### SOURCE EXCERPT
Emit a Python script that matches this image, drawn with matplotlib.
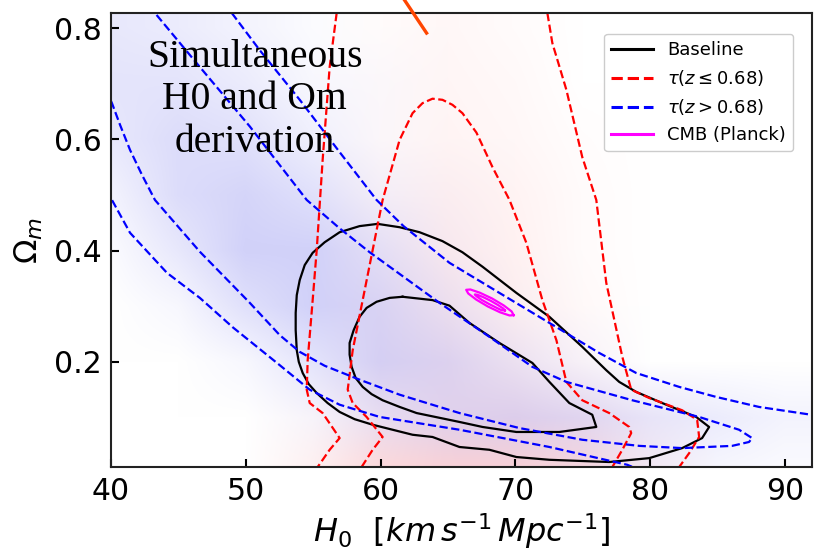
import matplotlib
matplotlib.use("Agg")
import matplotlib.pyplot as plt
import numpy as np

# background likelihood shading (rows: Om, cols: H0)
grid_h0 = [40, 45, 50, 55, 60, 65, 70, 75, 80, 85, 90]
grid_om = [0.0, 0.1, 0.2, 0.3, 0.4, 0.5, 0.6, 0.7, 0.8]
blue_weight = [
    [0, 0, 0, 0, 0, 0.05, 0.05, 0.1, 0.15, 0.1, 0.05],
    [0, 0, 0, 0.1, 0.3, 0.4, 0.45, 0.4, 0.3, 0.25, 0.15],
    [0, 0, 0.1, 0.35, 0.55, 0.45, 0.25, 0.1, 0, 0, 0],
    [0, 0.1, 0.4, 0.6, 0.5, 0.25, 0.05, 0, 0, 0, 0],
    [0.05, 0.3, 0.6, 0.6, 0.35, 0.1, 0, 0, 0, 0, 0],
    [0.15, 0.45, 0.55, 0.4, 0.15, 0.05, 0, 0, 0, 0, 0],
    [0.3, 0.45, 0.4, 0.2, 0.05, 0, 0, 0, 0, 0, 0],
    [0.35, 0.35, 0.25, 0.1, 0.05, 0, 0, 0, 0, 0, 0],
    [0.3, 0.25, 0.15, 0.05, 0, 0, 0, 0, 0, 0, 0],
]
red_weight = [
    [0, 0, 0, 0.2, 0.5, 0.55, 0.55, 0.45, 0.15, 0, 0],
    [0, 0, 0, 0.05, 0.15, 0.2, 0.2, 0.15, 0.05, 0, 0],
    [0, 0, 0, 0, 0.08, 0.15, 0.15, 0.08, 0, 0, 0],
    [0, 0, 0, 0, 0.08, 0.18, 0.18, 0.08, 0, 0, 0],
    [0, 0, 0, 0, 0.08, 0.2, 0.18, 0.05, 0, 0, 0],
    [0, 0, 0, 0, 0.08, 0.18, 0.15, 0.05, 0, 0, 0],
    [0, 0, 0, 0, 0.06, 0.14, 0.1, 0.03, 0, 0, 0],
    [0, 0, 0, 0, 0.05, 0.12, 0.08, 0, 0, 0, 0],
    [0, 0, 0, 0, 0.05, 0.1, 0.05, 0, 0, 0, 0],
]

# Baseline contours
base_outer_h0 = [59.78, 61.41, 62.89, 64.59, 66.07, 67.56, 70.07, 72.52, 74.96, 76.74, 77.70, 78.96,
                 80.89, 83.41, 84.37, 83.85, 82.37, 79.93, 76.96, 72.52, 70.07, 68.07, 65.85, 63.85,
                 62.37, 59.41, 58.07, 56.96, 56.07, 55.26, 54.67, 54.22, 53.93, 53.78, 53.70, 53.70,
                 53.78, 54.0, 54.37, 54.96, 55.85, 56.96, 58.44, 59.78]
base_outer_om = [0.448, 0.442, 0.433, 0.417, 0.397, 0.371, 0.324, 0.281, 0.227, 0.185, 0.164, 0.146,
                 0.126, 0.101, 0.083, 0.063, 0.045, 0.027, 0.020, 0.024, 0.029, 0.042, 0.047, 0.065,
                 0.069, 0.087, 0.097, 0.110, 0.126, 0.144, 0.160, 0.180, 0.200, 0.221, 0.257, 0.288,
                 0.320, 0.347, 0.374, 0.396, 0.415, 0.433, 0.444, 0.448]
base_inner_h0 = [61.63, 63.85, 65.11, 66.59, 68.81, 71.26, 72.52, 74.0, 75.70, 76.0, 73.26, 70.07,
                 67.56, 65.85, 62.67, 61.41, 60.15, 59.33, 58.67, 58.15, 57.85, 57.70, 57.70, 58.0,
                 58.44, 58.96, 59.70, 60.67, 61.63]
base_inner_om = [0.317, 0.311, 0.301, 0.270, 0.234, 0.198, 0.164, 0.126, 0.105, 0.083, 0.074, 0.074,
                 0.083, 0.092, 0.108, 0.119, 0.131, 0.142, 0.155, 0.171, 0.191, 0.213, 0.234, 0.257,
                 0.281, 0.297, 0.308, 0.315, 0.317]

# tau(z <= 0.68) contours (red)
red_outer_left_h0 = [56.74, 56.22, 55.70, 55.26, 54.96, 54.59, 54.52, 54.74, 55.70, 56.96, 56.22, 55.33]
red_outer_left_om = [0.827, 0.730, 0.563, 0.401, 0.311, 0.203, 0.150, 0.126, 0.108, 0.063, 0.042, 0.011]
red_outer_right_h0 = [72.37, 72.74, 73.78, 74.96, 76.0, 76.74, 77.93, 78.59, 79.93, 82.37, 83.48,
                      83.63, 82.89, 82.15]
red_outer_right_om = [0.827, 0.773, 0.689, 0.568, 0.491, 0.342, 0.209, 0.150, 0.135, 0.113, 0.096,
                      0.065, 0.036, 0.011]
red_inner_h0 = [58.59, 59.41, 60.15, 58.96, 57.93, 57.56, 57.93, 58.67, 59.41, 60.15, 61.41, 62.37,
                63.11, 63.85, 64.59, 65.33, 66.07, 67.11, 68.30, 69.56, 70.81, 72.0, 73.04, 73.78,
                74.96, 76.96, 78.44, 78.59, 77.93, 77.19]
red_inner_om = [0.011, 0.042, 0.065, 0.101, 0.126, 0.150, 0.221, 0.311, 0.401, 0.491, 0.599, 0.647,
                0.665, 0.673, 0.671, 0.662, 0.647, 0.612, 0.550, 0.491, 0.414, 0.311, 0.239, 0.164,
                0.131, 0.108, 0.083, 0.072, 0.042, 0.011]

# tau(z > 0.68) contours (blue)
blue_outer_up_h0 = [48.96, 51.04, 54.0, 56.96, 59.70, 61.70, 65.11, 68.81, 72.52, 76.22, 78.96, 82.15,
                    84.89, 88.07, 91.93]
blue_outer_up_om = [0.827, 0.760, 0.671, 0.577, 0.491, 0.444, 0.378, 0.324, 0.270, 0.216, 0.180, 0.155,
                    0.137, 0.119, 0.105]
blue_outer_low_h0 = [39.19, 40.07, 41.41, 44.15, 46.59, 49.04, 52.52, 54.74, 56.96, 59.93, 65.85, 72.52,
                     78.30, 79.19]
blue_outer_low_om = [0.527, 0.491, 0.432, 0.360, 0.315, 0.262, 0.194, 0.150, 0.123, 0.101, 0.078, 0.047,
                     0.015, 0.006]
blue_inner_h0 = [42.89, 43.26, 46.59, 50.30, 54.52, 56.96, 59.19, 64.37, 68.07, 71.26, 73.78, 78.67,
                 83.63, 86.59, 87.56, 87.33, 86.07, 82.37, 79.19, 74.96, 70.30, 65.85, 61.41, 58.44,
                 55.85, 54.0, 52.52, 50.30, 46.59, 43.26, 42.30, 41.41, 40.67, 40.07, 39.56]
blue_inner_om = [0.841, 0.827, 0.730, 0.623, 0.491, 0.440, 0.397, 0.306, 0.245, 0.191, 0.164, 0.131,
                 0.101, 0.078, 0.063, 0.056, 0.049, 0.045, 0.049, 0.060, 0.081, 0.108, 0.141, 0.168,
                 0.193, 0.218, 0.248, 0.306, 0.398, 0.491, 0.536, 0.581, 0.626, 0.665, 0.692]

# CMB (Planck) contours
cmb_outer_h0 = [69.87, 69.56, 68.86, 67.95, 67.09, 66.50, 66.35, 66.66, 67.36, 68.27, 69.13, 69.72, 69.87]
cmb_outer_om = [0.2839, 0.2834, 0.2891, 0.2996, 0.3120, 0.3229, 0.3295, 0.3301, 0.3243, 0.3139,
                0.3015, 0.2906, 0.2839]
cmb_inner_h0 = [69.22, 68.96, 68.61, 68.05, 67.50, 67.12, 66.99, 67.18, 67.61, 68.18, 68.72, 69.11, 69.22]
cmb_inner_om = [0.2924, 0.2929, 0.2971, 0.3039, 0.3114, 0.3178, 0.3211, 0.3206, 0.3164, 0.3096,
                0.3020, 0.2957, 0.2924]

# stray annotation line at the top
stray_h0 = [61.78, 63.41]
stray_om = [0.850, 0.791]

fig = plt.figure(figsize=(8.15, 5.54), dpi=100)
ax = fig.add_axes([0.1362, 0.157, 0.8601, 0.8195])

b = np.array(blue_weight)
r = np.array(red_weight)
rgb = np.dstack([1 - 0.3 * b, 1 - 0.3 * b - 0.3 * r, 1 - 0.04 * b - 0.3 * r]).clip(0, 1)
dx = (grid_h0[1] - grid_h0[0]) / 2
dy = (grid_om[1] - grid_om[0]) / 2
ax.imshow(rgb, origin="lower", aspect="auto", interpolation="bilinear", zorder=0,
          extent=[grid_h0[0] - dx, grid_h0[-1] + dx, grid_om[0] - dy, grid_om[-1] + dy])

lw = 1.6
ax.plot(base_outer_h0, base_outer_om, color="black", lw=lw, label="Baseline")
ax.plot(base_inner_h0, base_inner_om, color="black", lw=lw)
ax.plot(red_outer_left_h0, red_outer_left_om, color="red", ls="--", lw=lw, label=r"$\tau(z \leq 0.68)$")
ax.plot(red_outer_right_h0, red_outer_right_om, color="red", ls="--", lw=lw)
ax.plot(red_inner_h0, red_inner_om, color="red", ls="--", lw=lw)
ax.plot(blue_outer_up_h0, blue_outer_up_om, color="blue", ls="--", lw=lw, label=r"$\tau(z > 0.68)$")
ax.plot(blue_outer_low_h0, blue_outer_low_om, color="blue", ls="--", lw=lw)
ax.plot(blue_inner_h0, blue_inner_om, color="blue", ls="--", lw=lw)
ax.plot(cmb_outer_h0, cmb_outer_om, color="magenta", lw=lw, label="CMB (Planck)")
ax.plot(cmb_inner_h0, cmb_inner_om, color="magenta", lw=lw)
ax.plot(stray_h0, stray_om, color="#ff4500", lw=2.4, clip_on=False, zorder=5)

ax.text(50.67, 0.671, "Simultaneous\nH0 and Om\nderivation", ha="center", va="center",
        multialignment="center", fontsize=28.5, family="Liberation Serif", linespacing=1.2)

ax.set_xlim(40, 92)
ax.set_ylim(0.011, 0.827)
ax.set_xticks([40, 50, 60, 70, 80, 90])
ax.set_yticks([0.2, 0.4, 0.6, 0.8])
ax.tick_params(direction="in", length=6, width=1.5, labelsize=21.5, pad=7)
for s in ax.spines.values():
    s.set_linewidth(1.5)
    s.set_color("#222222")
ax.set_xlabel(r"$H_0\ \ [km\,s^{-1}\,Mpc^{-1}]$", fontsize=23)
ax.set_ylabel(r"$\Omega_m$", fontsize=23, labelpad=6)

leg = ax.legend(loc="upper right", bbox_to_anchor=(0.986, 0.974), fontsize=13, handlelength=2.3,
                frameon=True, edgecolor="#cccccc", framealpha=1)
for line in leg.get_lines():
    line.set_linewidth(2.2)

fig.savefig("out.png", dpi=100)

### WORK TO BE COMPLETED
The lines from the start of the data through the line that contains "import numpy as np" are to be returned exactly, please, with both ends included and every picture left out.

### OUTPUT FOR THIS TASK
Emit a Python script that matches this image, drawn with matplotlib.
import matplotlib
matplotlib.use("Agg")
import matplotlib.pyplot as plt
import numpy as np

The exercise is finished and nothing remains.